The ISM index is calculated using a diffusion index methodology, which converts survey responses into a numerical value reflecting overall business activity. The percentage of respondents reporting an increase is added to half the percentage of those reporting no change, while the percentage reporting a decline is excluded. This results in an index value typically ranging from 0 to 100, with 50 as the neutral point. A reading above 50 indicates expansion, while a figure below 50 signals contraction.

To improve accuracy, the index is seasonally adjusted to account for predictable fluctuations such as holiday periods, weather disruptions, and production cycles. These adjustments help filter out short-term distortions, making it easier to identify real economic shifts. The seasonal adjustment methodology is periodically reviewed to ensure its reliability as economic patterns evolve.

Types of Sub-Indices

Beyond the headline figure, the ISM report includes sub-indices that provide deeper insights into specific aspects of economic activity. Among the most closely watched are New Orders, Employment, and Supplier Deliveries.

New Orders

The New Orders Index tracks the volume of fresh demand received by businesses. Since new orders signal future production levels, this sub-index helps predict short-term economic trends. A reading above 50 suggests rising demand, which can lead to higher output, job creation, and revenue growth. A figure below 50 signals weakening demand, which may slow production and reduce earnings.

This index is particularly relevant for financial analysts assessing corporate earnings potential. A rising trend in new orders can indicate stronger future sales, potentially justifying higher stock valuations. Investors also use this data to anticipate Federal Reserve policy shifts. If new orders grow rapidly, it could contribute to inflationary pressures, increasing the likelihood of interest rate hikes. A sustained decline might signal economic weakness, raising the chances of monetary easing.

Employment

The Employment Index measures changes in hiring activity within surveyed industries. Since employment trends reflect business confidence, this sub-index provides insight into labor market conditions. A reading above 50 suggests companies are expanding their workforce in response to rising demand. A figure below 50 indicates job cuts or hiring slowdowns, which may signal economic uncertainty.

This data is useful for economists and policymakers monitoring labor market health. A strong Employment Index reading can indicate wage growth, which may influence inflation forecasts. For investors, employment trends impact stock market sentiment, particularly in sectors sensitive to labor costs. If hiring accelerates in manufacturing, it may suggest stronger industrial production, benefiting companies in that sector.

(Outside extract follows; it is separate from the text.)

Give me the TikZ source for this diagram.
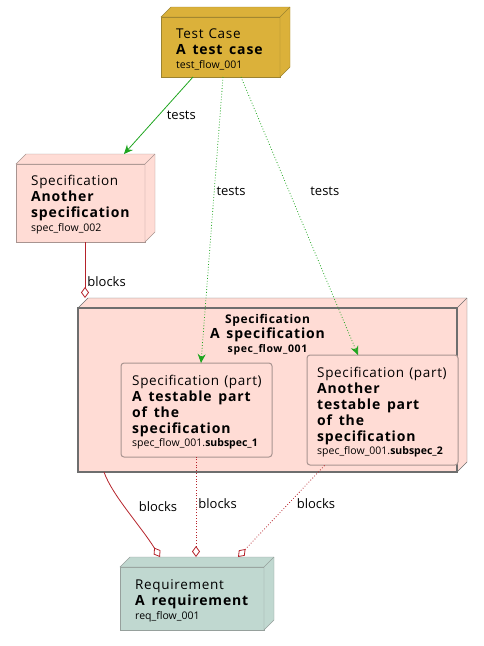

A decline in employment could raise concerns about consumer spending, as job losses typically lead to reduced household income and lower retail sales.

Supplier Deliveries

The Supplier Deliveries Index measures the speed at which vendors fulfill orders. Unlike other sub-indices, a reading above 50 indicates slower deliveries, which can signal strong demand or supply chain disruptions. A lower reading suggests faster deliveries, often reflecting weaker demand or improved logistical efficiency.

This index is closely watched for its implications on inflation. When supplier deliveries slow due to high demand or material shortages, businesses may face rising input costs, which can lead to higher consumer prices. Investors and policymakers use this data to assess supply chain constraints and their potential impact on monetary policy. Persistent delays in supplier deliveries may prompt the Federal Reserve to tighten policy if inflationary pressures build. Faster deliveries could indicate easing supply bottlenecks, reducing inflation risks and supporting a more accommodative stance.

Publication Frequency

The ISM releases its reports on a set schedule each month, providing timely economic data that financial markets closely monitor. The Manufacturing PMI is published on the first business day of the month, followed by the Services PMI on the third business day. These reports offer one of the earliest looks at economic momentum before other major indicators, such as GDP growth or employment figures, are released.

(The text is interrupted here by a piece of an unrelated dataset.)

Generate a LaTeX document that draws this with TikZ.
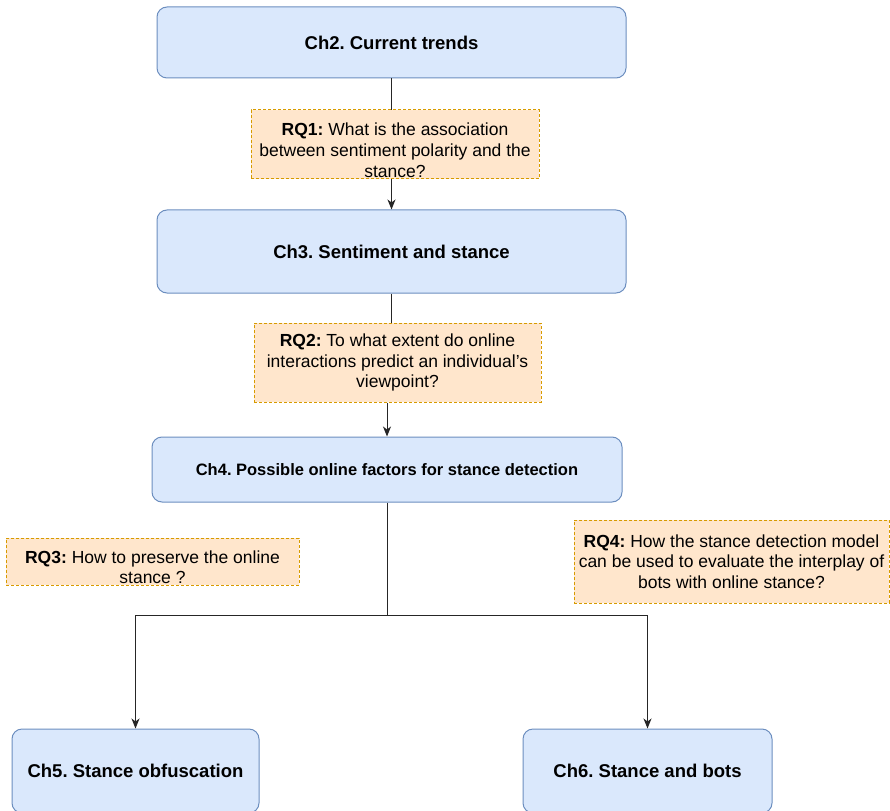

Given the rapid market response to ISM data, traders and institutional investors frequently adjust their positions based on the report’s findings. A stronger-than-expected reading can trigger a rally in equities, particularly in sectors tied to industrial production, while a weak report may lead to increased demand for safe-haven assets like Treasury bonds. Currency markets also react, as a robust ISM reading may strengthen the U.S. dollar by reinforcing expectations of tighter monetary policy. Many professional investors use automated trading strategies that execute buy or sell orders as soon as the data is published.

Seasonal Factors

Economic activity fluctuates throughout the year due to predictable seasonal patterns, which can influence ISM data. Factors such as holiday-driven demand, weather disruptions, and fiscal year-end inventory adjustments can create temporary distortions in business conditions. To ensure the ISM indices accurately reflect underlying economic trends, seasonal adjustments account for these variations.

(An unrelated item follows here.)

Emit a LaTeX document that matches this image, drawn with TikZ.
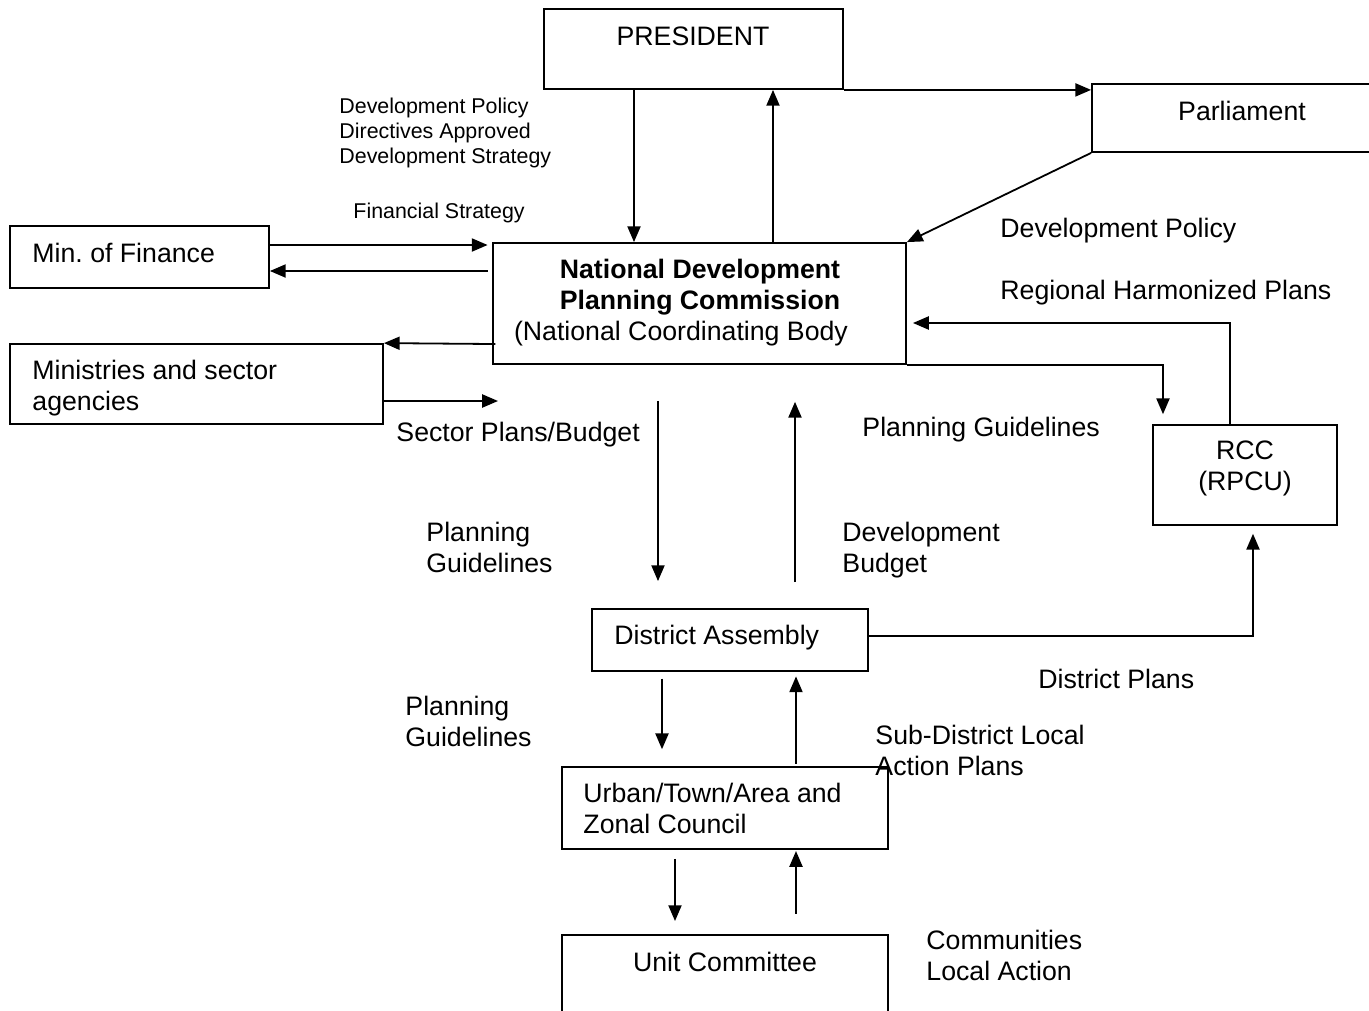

Retail-driven surges in the fourth quarter can temporarily boost manufacturing and services activity as businesses ramp up production and staffing levels ahead of the holiday season. Conversely, the first quarter often sees a slowdown as consumer spending normalizes and companies reduce excess inventory. Severe winter storms can delay supplier deliveries, while hurricanes may disrupt supply chains in coastal regions. These seasonal influences are factored into the ISM’s methodology to prevent short-term fluctuations from misleading analysts and policymakers about the broader economic trajectory.